The benchmark revisions for office-using employment were generally negative. Instead of adding 490,000 jobs in 2024 as originally reported, the office-using industries, including ambulatory healthcare, added only 296,000 jobs. The most notable changes were to payrolls in the professional and business services industries, where the revised numbers showed a decrease of 55,000 jobs rather than an increase of 96,000.
Not all the recent employment news was bad, however. Revisions to November and December jobs figures showed that the traditional office-using industries of information, financial activities, and professional and business services added 49,000 more jobs at the end of the year than previously reported. This is likely one reason for the improvement we reported in office demand at the end of the year.
Looking ahead, the outlook is similarly mixed. In the short term, Oxford Economics forecasts that stimulative fiscal policy will lead to an acceleration in traditional office-using job growth during 2025. This would bring it up to a year-over-year rate of about 1% and into alignment with overall job growth, which it has trailed since early 2023.

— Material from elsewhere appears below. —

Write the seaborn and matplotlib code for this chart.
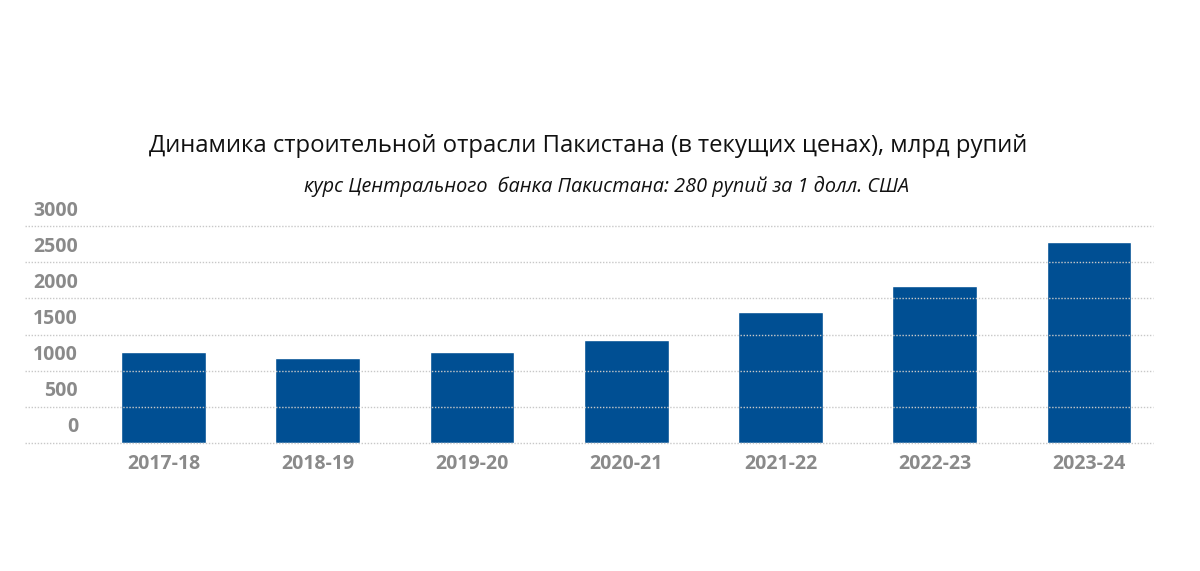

In the longer term, however, population demographics are expected to hold job growth well under 1%, far below its rate in recent economic expansions. Once again, ambulatory healthcare projects are a bright spot, with demand for healthcare services keeping job growth relatively strong through 2026 before it also dips below 1%.
These trends have immense implications for the office sector, both for the type and location of buildings the market needs. Rather than providing a strong tailwind to the office recovery, job growth looks more like a gentle breeze, especially after 2025. This could put lasting pressure on the supply side to meet occupier demand for offices of appropriate quality, location and scale.